C. ORNSTEIN: And his health problems had not gone away. In fact, he had fallen in the bathroom and cut his foot. That wound that he sustained, really in the weeks after my mom passed away, ended up not healing well and that became a problem, you know, a couple months down the line for then. Here's one from March 17. I was returning from a conference that day in Boston.
(SOUNDBITE OF VOICE MAIL)
A. ORNSTEIN: Hi, Charlie, it's Dad. It's 1 o'clock on Sunday. I didn't know what time you were going home. Have a safe trip and give me a call when you're back in New Jersey. Bye now.
C. ORNSTEIN: When I returned from this conference, we found out that my wife was pregnant with our third son, and we had planned to wait a while before telling them. But my dad had to go to the hospital again, and we were concerned that if something happened to him we wanted to make sure that he knew that we would be naming the baby for my mom. I did save one additional message that he left on my home message machine.
(SOUNDBITE OF VOICE MAIL)
A. ORNSTEIN: Hi, everybody. Shabbat shalom.

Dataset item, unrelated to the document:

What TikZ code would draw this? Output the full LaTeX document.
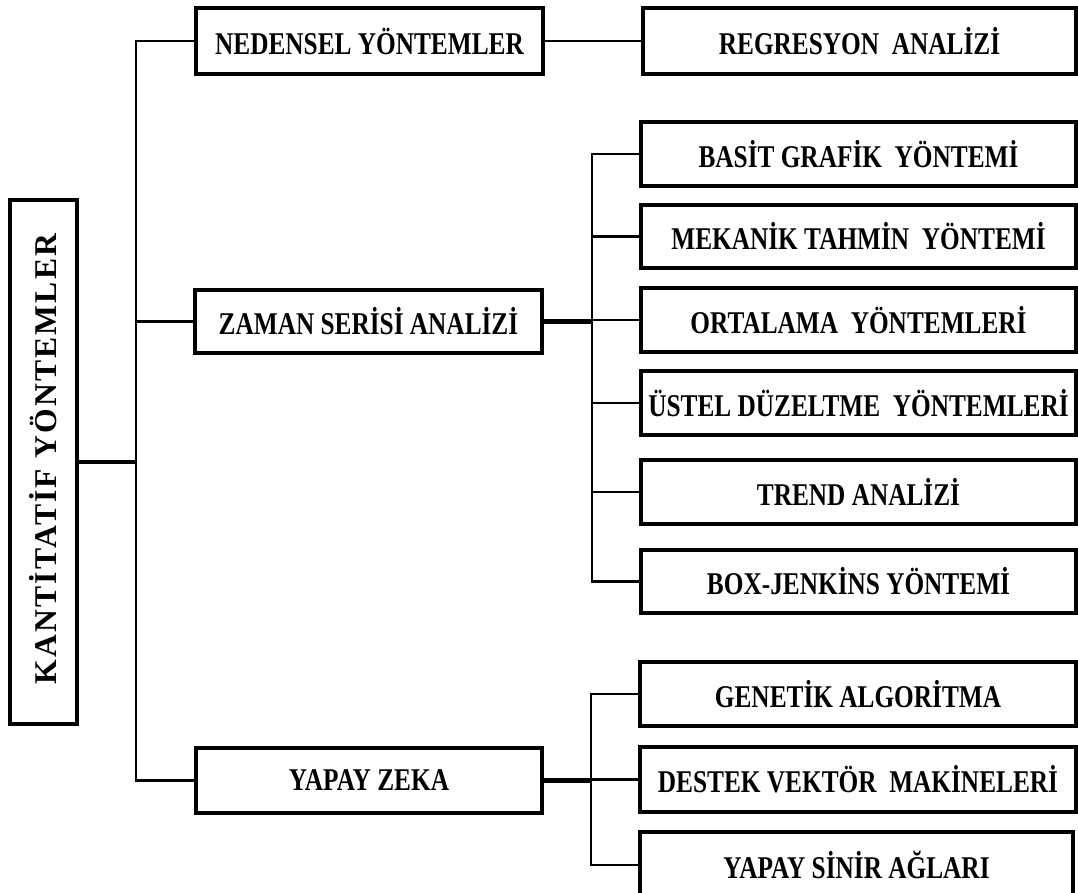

C. ORNSTEIN: So I love that my dad said Shabbat shalom because religion and raising our kids in the Jewish tradition is something that was really important to both of my parents. And so to have a message where he was wishing everybody a peaceful and happy Sabbath was really nice to hear.
(SOUNDBITE OF VOICE MAIL)
A. ORNSTEIN: It's Papa O, calling from Michigan. Bye now.
C. ORNSTEIN: I never would have thought that the things that mattered most to me after my parents were gone would be the things that I didn't think about. But this device in my pocket has empowered me to be able to relive my parents' voice and their spirits and their essence in a way that nothing else that they've left for me has done.